**PROBLEM DETAILS**
Leave out the pictures and retype only the lines from the opening line to the line that holds "(0,0) rectangle (634,756);", both ends included.

**SUPPLIED DATA**
□ □ □ □
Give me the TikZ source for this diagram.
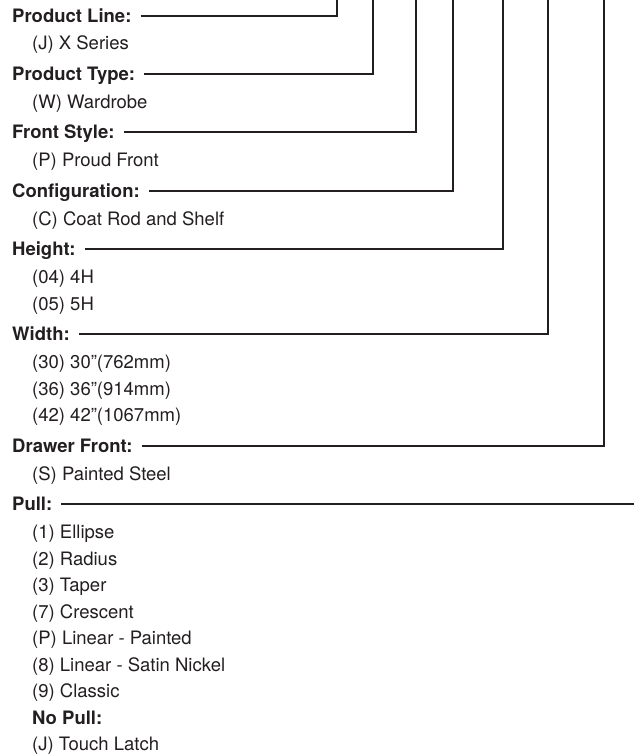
\documentclass[tikz,border=0pt]{standalone}
\usepackage{fontspec}
\setmainfont{TeX Gyre Heros}
\usetikzlibrary{positioning}
\definecolor{ink}{HTML}{231F20}

\begin{document}
\begin{tikzpicture}[
  x=1pt, y=-1pt,
  head/.style={anchor=west, inner sep=0pt, text=ink, text height=13.3pt, text depth=0pt, font=\fontsize{18.5}{21}\selectfont\bfseries},
  item/.style={anchor=west, inner sep=0pt, text=ink, text height=13.3pt, text depth=0pt, font=\fontsize{18.5}{21}\selectfont},
  leader/.style={draw=ink, line width=2pt}
]
  \useasboundingbox (0,0) rectangle (634,756);

  \node[head] (line) at (12,15.5) {Product Line:};
  \node[item] (lineJ) at (32,43) {(J) X Series};
  \node[head] (type) at (12,73.5) {Product Type:};
  \node[item] (typeW) at (32,101.5) {(W) Wardrobe};
  \node[head] (front) at (12,132) {Front Style:};
  \node[item] (frontP) at (32,160) {(P) Proud Front};
  \node[head] (config) at (12,190.5) {Configuration:};
  \node[item] (configC) at (32,218.5) {(C) Coat Rod and Shelf};
  \node[head] (height) at (12,249) {Height:};
  \node[item] (height4) at (32,277) {(04) 4H};
  \node[item] (height5) at (32,303.5) {(05) 5H};
  \node[head] (width) at (12,334) {Width:};
  \node[item] (width30) at (32,362) {(30) 30”(762mm)};
  \node[item] (width36) at (32,388.5) {(36) 36”(914mm)};
  \node[item] (width42) at (32,415) {(42) 42”(1067mm)};
  \node[head] (drawer) at (12,445.5) {Drawer Front:};
  \node[item] (drawerS) at (32,473.5) {(S) Painted Steel};
  \node[head] (pull) at (12,504) {Pull:};
  \node[item] (pull1) at (32,532) {(1) Ellipse};
  \node[item] (pull2) at (32,558.5) {(2) Radius};
  \node[item] (pull3) at (32,585) {(3) Taper};
  \node[item] (pull7) at (32,611.5) {(7) Crescent};
  \node[item] (pullP) at (32,638) {(P) Linear - Painted};
  \node[item] (pull8) at (32,664.5) {(8) Linear - Satin Nickel};
  \node[item] (pull9) at (32,691) {(9) Classic};
  \node[head] (nopull) at (32,717.5) {No Pull:};
  \node[item] (nopullJ) at (32,744) {(J) Touch Latch};

  % tops of the leaders
  \coordinate (lineTop) at (336.7,0);
  \coordinate (typeTop) at (372.7,0);
  \coordinate (frontTop) at (416.3,0);
  \coordinate (configTop) at (453,0);
  \coordinate (heightTop) at (503.3,0);
  \coordinate (widthTop) at (548.3,0);
  \coordinate (drawerTop) at (604.3,0);
  \coordinate (pullEnd) at (634,504);

  \draw[leader] ([xshift=9pt]line.east) -| (lineTop);
  \draw[leader] ([xshift=9pt]type.east) -| (typeTop);
  \draw[leader] ([xshift=9pt]front.east) -| (frontTop);
  \draw[leader] ([xshift=9pt]config.east) -| (configTop);
  \draw[leader] ([xshift=9pt]height.east) -| (heightTop);
  \draw[leader] ([xshift=9pt]width.east) -| (widthTop);
  \draw[leader] ([xshift=9pt]drawer.east) -| (drawerTop);
  \draw[leader] ([xshift=9pt]pull.east) -- (pullEnd);
\end{tikzpicture}
\end{document}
□ □ □ □
**RESPONSE**
Give me the TikZ source for this diagram.
\documentclass[tikz,border=0pt]{standalone}
\usepackage{fontspec}
\setmainfont{TeX Gyre Heros}
\usetikzlibrary{positioning}
\definecolor{ink}{HTML}{231F20}

\begin{document}
\begin{tikzpicture}[
  x=1pt, y=-1pt,
  head/.style={anchor=west, inner sep=0pt, text=ink, text height=13.3pt, text depth=0pt, font=\fontsize{18.5}{21}\selectfont\bfseries},
  item/.style={anchor=west, inner sep=0pt, text=ink, text height=13.3pt, text depth=0pt, font=\fontsize{18.5}{21}\selectfont},
  leader/.style={draw=ink, line width=2pt}
]
  \useasboundingbox (0,0) rectangle (634,756);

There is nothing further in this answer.